Poll data show that Ukrainians have cut back sharply on the number of Russian songs and television shows that they consume. Popular performers have changed their repertoire accordingly. The classically trained pop star Olya Polyakova, Ukraine’s answer to Lady Gaga, used to sing primarily in Russian but is now performing more material in Ukrainian and English. “Nobody forced me to not speak Russian,” she told an interviewer. But, she added, performing in a language connected with the army invading her country was “very painful.”
All of this is a natural reaction to what Russia has done to us. We have seen our supposedly superior brothers killing civilians, ruining our cities, and stealing our washing machines. More and more of my fellow citizens have come to realize that embracing our Ukrainian identity is a matter of survival.

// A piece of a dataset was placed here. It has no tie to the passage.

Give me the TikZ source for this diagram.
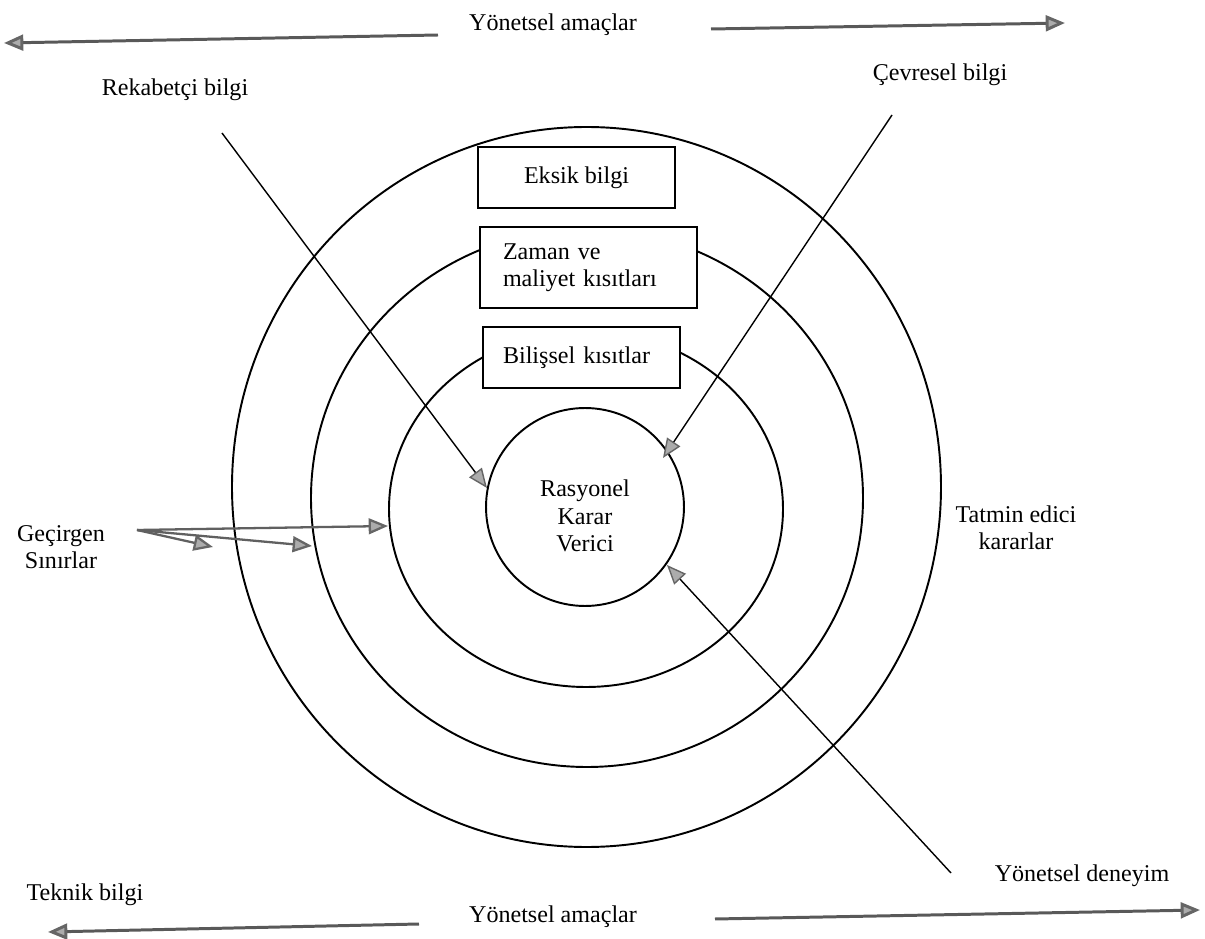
\documentclass[tikz,border=0pt]{standalone}
\usepackage{fontspec}
\setmainfont{Liberation Serif}
\usetikzlibrary{arrows.meta}
\begin{document}
\begin{tikzpicture}[x=0.02cm, y=-0.02cm,
  txt/.style={font=\fontsize{13.7}{15.5}\selectfont, inner sep=0pt, align=center},
  ring/.style={line width=1.1pt, black},
  limitbox/.style={draw, line width=1.1pt, fill=white, txt, minimum width=3.94cm, minimum height=1.22cm},
  greytip/.style={-{Triangle[length=11pt, width=9pt, fill=gray!65, color=gray!80!black]}},
  infoline/.style={line width=0.8pt, black, greytip},
  boundline/.style={line width=1.3pt, gray!75!black, greytip},
  goalline/.style={line width=1.7pt, gray!70!black, greytip},
]
\useasboundingbox (0,0) rectangle (1205,939);

% nested boundaries
\draw[ring] (586.5,487) ellipse [x radius=354.5, y radius=360];
\draw[ring] (587,498) ellipse [x radius=276, y radius=269];
\draw[ring] (586,509) ellipse [x radius=197, y radius=178];
\node[circle, draw, line width=1.1pt, minimum size=3.96cm, inner sep=0pt] (rkv) at (585,507) {};
\node[txt] (rkvtext) at (585,516) {Rasyonel\\Karar\\Verici};

% constraint boxes
\node[limitbox] (eksik) at (576.5,177.5) {Eksik bilgi};
\node[limitbox, minimum width=4.34cm, minimum height=1.62cm, text width=3.42cm, inner xsep=0.46cm, align=left] (zaman) at (588.5,267.5) {Zaman ve\\maliyet kısıtları};
\node[limitbox, text width=3.14cm, inner xsep=0.4cm, align=left] (bilis) at (581.5,357.5) {Bilişsel kısıtlar};

% labels
\node[txt] (goalTop) at (553,25) {Yönetsel amaçlar};
\node[txt] (goalBot) at (553,917) {Yönetsel amaçlar};
\node[txt] (rek) at (175,90) {Rekabetçi bilgi};
\node[txt] (cev) at (940,75) {Çevresel bilgi};
\node[txt] (tatmin) at (1016,528) {Tatmin edici\\kararlar};
\node[txt] (gec) at (61,547) {Geçirgen\\Sınırlar};
\node[txt] (den) at (1082,876) {Yönetsel deneyim};
\node[txt] (tek) at (85,895) {Teknik bilgi};

% end points of the connectors
\coordinate (gtL1) at (438,35);  \coordinate (gtL2) at (4,43);
\coordinate (gtR1) at (711,29);  \coordinate (gtR2) at (1065,23);
\coordinate (gbL1) at (419,924); \coordinate (gbL2) at (48,932);
\coordinate (gbR1) at (715,919); \coordinate (gbR2) at (1200,910);
\coordinate (rekStart) at (222,133);  \coordinate (rekTip) at (487,488);
\coordinate (cevStart) at (892,115);  \coordinate (cevTip) at (663,458);
\coordinate (denStart) at (951,873);  \coordinate (denTip) at (667,565);
\coordinate (gecStart) at (137,530);
\coordinate (gecTip1) at (213,547);
\coordinate (gecTip2) at (312,546);
\coordinate (gecTip3) at (388,526);

% managerial goals
\draw[goalline] (gtL1) -- (gtL2);
\draw[goalline] (gtR1) -- (gtR2);
\draw[goalline] (gbL1) -- (gbL2);
\draw[goalline] (gbR1) -- (gbR2);

% information flows towards the decision maker
\draw[infoline] (rekStart) -- (rekTip);
\draw[infoline] (cevStart) -- (cevTip);
\draw[infoline] (denStart) -- (denTip);

% permeable boundaries
\draw[boundline] (gecStart) -- (gecTip1);
\draw[boundline] (gecStart) -- (gecTip2);
\draw[boundline] (gecStart) -- (gecTip3);
\end{tikzpicture}
\end{document}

Language and music have proved to be powerful weapons on the home front, just as High Mobility Artillery Rocket System equipment has on the war front. Still more important to today’s Ukraine are shared values. Arrayed against the Kremlin’s army, which erases individual hopes and imposes authoritarian rule from Moscow, are Russian speakers and Ukrainian speakers; Christians, Jews, and Muslims; and people from a variety of ethnic groups—all of whom want a society where differences of opinion are tolerated and even celebrated.
The Bulgakov Museum remains open on Andriivsky Descent. The sculpture commemorating the author still stands nearby. And although some called for his cancellation, other Ukrainians—heirs to a nation that he used to despise so much—covered him with sandbags, to protect him from Russian shelling.